Each line containing the word "React" should be found and copied.

++++++

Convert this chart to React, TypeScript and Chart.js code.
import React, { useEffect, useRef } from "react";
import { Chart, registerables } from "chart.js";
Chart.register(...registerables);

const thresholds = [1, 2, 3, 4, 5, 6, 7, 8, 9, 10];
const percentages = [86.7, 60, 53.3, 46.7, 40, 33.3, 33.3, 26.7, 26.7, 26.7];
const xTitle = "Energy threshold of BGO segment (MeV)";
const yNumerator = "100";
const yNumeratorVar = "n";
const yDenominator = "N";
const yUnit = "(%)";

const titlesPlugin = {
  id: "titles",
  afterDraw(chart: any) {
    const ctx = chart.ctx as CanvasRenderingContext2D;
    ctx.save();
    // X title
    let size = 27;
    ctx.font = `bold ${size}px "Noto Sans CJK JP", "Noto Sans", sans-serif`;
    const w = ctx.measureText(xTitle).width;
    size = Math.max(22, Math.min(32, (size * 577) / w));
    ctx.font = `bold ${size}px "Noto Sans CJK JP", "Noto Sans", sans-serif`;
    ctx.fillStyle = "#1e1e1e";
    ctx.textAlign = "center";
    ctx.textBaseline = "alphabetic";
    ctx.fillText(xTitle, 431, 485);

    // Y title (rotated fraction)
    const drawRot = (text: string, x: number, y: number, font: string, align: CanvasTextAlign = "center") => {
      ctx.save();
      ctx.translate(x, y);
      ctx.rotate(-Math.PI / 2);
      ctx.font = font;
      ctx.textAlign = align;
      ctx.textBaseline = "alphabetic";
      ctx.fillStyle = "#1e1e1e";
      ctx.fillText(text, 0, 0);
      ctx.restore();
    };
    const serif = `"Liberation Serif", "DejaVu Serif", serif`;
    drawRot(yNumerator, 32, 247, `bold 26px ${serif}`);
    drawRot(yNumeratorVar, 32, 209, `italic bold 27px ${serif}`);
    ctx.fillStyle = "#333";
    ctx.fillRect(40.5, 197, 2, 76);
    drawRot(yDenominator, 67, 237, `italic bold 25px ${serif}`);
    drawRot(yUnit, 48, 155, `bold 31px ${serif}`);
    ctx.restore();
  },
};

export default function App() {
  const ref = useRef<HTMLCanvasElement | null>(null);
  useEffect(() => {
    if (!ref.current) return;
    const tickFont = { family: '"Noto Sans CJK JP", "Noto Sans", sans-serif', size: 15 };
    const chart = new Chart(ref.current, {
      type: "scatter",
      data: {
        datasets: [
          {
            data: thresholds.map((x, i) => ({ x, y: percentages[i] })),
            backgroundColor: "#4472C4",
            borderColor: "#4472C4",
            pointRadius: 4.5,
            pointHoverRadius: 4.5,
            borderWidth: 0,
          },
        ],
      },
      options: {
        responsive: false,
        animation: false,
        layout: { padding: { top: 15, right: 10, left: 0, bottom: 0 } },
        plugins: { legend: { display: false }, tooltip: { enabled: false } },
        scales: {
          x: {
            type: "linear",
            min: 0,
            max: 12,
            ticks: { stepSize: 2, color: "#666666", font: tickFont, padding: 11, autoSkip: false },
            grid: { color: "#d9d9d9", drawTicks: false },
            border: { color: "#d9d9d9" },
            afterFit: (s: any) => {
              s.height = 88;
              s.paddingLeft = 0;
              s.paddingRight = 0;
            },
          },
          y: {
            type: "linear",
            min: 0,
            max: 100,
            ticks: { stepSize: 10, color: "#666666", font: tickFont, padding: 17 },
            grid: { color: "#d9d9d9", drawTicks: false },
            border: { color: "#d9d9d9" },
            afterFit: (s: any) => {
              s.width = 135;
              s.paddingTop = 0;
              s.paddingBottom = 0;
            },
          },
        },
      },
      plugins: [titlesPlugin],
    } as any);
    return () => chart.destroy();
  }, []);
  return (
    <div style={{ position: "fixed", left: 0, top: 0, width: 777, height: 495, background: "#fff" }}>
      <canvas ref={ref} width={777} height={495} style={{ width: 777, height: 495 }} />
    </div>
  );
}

++++++

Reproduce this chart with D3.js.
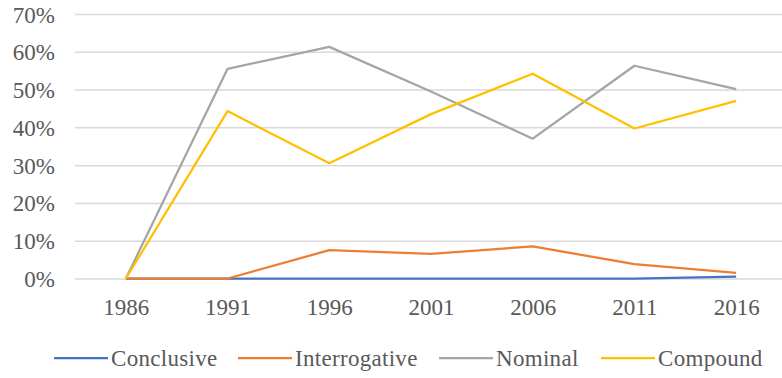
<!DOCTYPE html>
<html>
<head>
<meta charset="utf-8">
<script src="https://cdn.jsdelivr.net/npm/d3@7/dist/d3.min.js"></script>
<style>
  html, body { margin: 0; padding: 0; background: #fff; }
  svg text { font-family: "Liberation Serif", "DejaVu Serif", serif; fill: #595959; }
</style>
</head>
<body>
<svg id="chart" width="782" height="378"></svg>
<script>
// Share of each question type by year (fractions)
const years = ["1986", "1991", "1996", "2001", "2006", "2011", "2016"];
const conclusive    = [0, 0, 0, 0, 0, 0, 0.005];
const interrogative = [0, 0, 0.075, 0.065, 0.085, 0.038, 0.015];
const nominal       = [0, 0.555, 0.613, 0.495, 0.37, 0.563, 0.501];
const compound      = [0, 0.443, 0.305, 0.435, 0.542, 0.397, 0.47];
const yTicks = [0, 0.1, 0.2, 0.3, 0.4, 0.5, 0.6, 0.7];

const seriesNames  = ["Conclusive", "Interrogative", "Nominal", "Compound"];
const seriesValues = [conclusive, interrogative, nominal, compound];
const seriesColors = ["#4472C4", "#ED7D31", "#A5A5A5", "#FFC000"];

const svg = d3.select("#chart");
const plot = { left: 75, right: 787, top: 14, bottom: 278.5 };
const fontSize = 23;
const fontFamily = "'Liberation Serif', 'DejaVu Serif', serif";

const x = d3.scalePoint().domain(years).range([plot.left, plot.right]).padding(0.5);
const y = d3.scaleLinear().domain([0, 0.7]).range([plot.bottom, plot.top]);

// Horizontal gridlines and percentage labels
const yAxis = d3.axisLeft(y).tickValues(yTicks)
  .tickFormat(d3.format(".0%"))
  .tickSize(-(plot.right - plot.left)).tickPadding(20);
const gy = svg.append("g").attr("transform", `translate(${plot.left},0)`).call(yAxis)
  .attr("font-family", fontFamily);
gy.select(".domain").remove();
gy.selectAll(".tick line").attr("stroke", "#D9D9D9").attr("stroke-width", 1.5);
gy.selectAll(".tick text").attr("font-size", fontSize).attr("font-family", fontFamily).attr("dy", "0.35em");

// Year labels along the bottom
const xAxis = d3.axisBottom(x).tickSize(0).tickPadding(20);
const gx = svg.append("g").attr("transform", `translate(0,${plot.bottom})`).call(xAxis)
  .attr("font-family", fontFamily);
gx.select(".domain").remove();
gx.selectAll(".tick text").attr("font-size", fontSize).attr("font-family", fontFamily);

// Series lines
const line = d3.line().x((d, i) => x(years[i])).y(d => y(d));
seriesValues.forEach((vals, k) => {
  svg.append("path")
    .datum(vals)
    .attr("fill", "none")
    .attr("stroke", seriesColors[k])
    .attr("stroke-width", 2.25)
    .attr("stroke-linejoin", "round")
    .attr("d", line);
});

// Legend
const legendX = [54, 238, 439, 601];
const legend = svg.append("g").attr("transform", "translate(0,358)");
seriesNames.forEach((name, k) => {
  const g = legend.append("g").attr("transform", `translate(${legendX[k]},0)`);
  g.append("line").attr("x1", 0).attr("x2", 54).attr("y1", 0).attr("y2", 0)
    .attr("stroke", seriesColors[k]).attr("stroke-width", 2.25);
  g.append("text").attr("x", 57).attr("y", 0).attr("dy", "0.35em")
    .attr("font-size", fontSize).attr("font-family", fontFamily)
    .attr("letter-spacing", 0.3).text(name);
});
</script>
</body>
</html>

++++++

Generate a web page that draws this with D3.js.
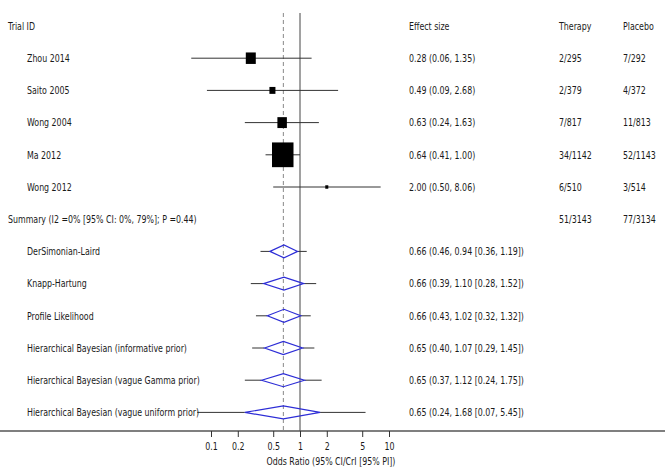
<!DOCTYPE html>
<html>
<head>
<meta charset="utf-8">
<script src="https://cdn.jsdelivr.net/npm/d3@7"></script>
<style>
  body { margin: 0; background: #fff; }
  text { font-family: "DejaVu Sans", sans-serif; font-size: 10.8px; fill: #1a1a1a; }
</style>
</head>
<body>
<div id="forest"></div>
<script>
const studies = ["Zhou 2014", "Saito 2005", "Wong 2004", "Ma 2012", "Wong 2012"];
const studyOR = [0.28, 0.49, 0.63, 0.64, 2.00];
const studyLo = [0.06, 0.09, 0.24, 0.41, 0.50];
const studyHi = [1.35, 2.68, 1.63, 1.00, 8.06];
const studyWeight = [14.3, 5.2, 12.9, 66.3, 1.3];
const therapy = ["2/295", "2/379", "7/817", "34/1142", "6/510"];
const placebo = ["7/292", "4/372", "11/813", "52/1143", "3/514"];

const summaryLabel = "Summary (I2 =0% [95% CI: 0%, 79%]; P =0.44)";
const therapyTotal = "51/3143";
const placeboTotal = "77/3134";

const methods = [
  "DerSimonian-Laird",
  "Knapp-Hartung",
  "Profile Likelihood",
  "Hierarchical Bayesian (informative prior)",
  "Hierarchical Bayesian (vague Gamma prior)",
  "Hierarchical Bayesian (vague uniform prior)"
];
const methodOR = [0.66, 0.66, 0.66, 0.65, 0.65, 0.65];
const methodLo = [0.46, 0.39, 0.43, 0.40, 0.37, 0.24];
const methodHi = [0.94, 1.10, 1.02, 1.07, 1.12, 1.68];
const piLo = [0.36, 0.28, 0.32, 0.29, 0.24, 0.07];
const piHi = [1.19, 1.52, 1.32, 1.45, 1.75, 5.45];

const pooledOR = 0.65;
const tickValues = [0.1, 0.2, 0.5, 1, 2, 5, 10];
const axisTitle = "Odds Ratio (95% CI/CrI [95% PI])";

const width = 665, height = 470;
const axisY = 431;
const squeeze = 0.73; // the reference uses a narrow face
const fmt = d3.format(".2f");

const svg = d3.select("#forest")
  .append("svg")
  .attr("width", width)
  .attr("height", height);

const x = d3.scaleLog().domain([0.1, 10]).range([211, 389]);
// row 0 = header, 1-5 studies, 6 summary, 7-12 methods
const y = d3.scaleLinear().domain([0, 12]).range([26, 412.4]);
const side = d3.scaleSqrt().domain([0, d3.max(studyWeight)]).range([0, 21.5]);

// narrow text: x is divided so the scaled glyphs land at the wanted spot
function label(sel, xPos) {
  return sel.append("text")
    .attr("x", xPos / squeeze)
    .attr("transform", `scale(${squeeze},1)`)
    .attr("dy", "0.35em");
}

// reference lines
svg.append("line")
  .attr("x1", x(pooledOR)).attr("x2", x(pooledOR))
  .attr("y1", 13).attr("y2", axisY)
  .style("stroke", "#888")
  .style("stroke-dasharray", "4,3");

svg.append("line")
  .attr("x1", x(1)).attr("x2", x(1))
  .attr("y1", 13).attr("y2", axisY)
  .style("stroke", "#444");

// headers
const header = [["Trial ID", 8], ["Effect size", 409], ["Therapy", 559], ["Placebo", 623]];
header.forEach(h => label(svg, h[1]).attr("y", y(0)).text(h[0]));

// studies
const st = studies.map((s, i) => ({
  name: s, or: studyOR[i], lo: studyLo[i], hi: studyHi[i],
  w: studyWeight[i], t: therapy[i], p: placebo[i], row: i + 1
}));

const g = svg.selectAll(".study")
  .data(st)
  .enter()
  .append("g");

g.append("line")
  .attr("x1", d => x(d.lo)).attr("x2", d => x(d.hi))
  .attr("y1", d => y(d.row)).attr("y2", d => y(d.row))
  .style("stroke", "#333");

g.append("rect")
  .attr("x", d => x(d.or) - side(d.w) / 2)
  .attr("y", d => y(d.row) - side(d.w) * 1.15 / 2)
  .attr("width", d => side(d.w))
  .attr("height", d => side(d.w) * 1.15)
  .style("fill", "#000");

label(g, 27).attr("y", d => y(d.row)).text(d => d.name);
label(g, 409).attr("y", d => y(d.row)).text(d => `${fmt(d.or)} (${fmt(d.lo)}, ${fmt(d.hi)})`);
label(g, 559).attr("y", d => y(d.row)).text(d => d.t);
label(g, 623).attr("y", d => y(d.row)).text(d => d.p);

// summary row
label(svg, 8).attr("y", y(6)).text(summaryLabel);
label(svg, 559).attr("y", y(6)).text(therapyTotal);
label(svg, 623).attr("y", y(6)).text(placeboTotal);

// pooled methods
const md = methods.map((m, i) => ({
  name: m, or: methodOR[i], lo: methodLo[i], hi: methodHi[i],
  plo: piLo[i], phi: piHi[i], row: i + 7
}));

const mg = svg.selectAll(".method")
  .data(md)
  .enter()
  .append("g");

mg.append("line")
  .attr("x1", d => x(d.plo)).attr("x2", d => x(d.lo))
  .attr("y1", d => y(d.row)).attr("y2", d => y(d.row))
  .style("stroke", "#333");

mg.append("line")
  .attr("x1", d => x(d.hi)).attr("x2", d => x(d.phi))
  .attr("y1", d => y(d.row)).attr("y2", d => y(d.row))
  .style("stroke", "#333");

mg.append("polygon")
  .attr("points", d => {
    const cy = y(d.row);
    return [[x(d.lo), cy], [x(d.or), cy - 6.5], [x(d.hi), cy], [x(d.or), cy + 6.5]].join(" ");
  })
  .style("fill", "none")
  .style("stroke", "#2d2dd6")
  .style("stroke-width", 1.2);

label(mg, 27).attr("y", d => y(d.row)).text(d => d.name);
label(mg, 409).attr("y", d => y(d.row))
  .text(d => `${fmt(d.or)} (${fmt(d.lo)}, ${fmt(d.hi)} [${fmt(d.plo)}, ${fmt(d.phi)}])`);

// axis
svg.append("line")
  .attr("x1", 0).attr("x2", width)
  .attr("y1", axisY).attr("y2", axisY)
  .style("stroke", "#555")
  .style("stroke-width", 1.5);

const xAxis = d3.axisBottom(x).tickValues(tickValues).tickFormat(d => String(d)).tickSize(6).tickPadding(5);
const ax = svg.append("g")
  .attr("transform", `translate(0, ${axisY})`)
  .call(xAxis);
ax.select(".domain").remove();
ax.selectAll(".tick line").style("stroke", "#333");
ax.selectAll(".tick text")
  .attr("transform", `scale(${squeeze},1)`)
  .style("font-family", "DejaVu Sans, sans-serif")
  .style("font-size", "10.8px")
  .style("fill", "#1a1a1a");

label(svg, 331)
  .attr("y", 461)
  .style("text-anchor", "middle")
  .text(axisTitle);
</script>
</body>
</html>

++++++

— Response to the exercise —
Convert this chart to React, TypeScript and Chart.js code.
import React, { useEffect, useRef } from "react";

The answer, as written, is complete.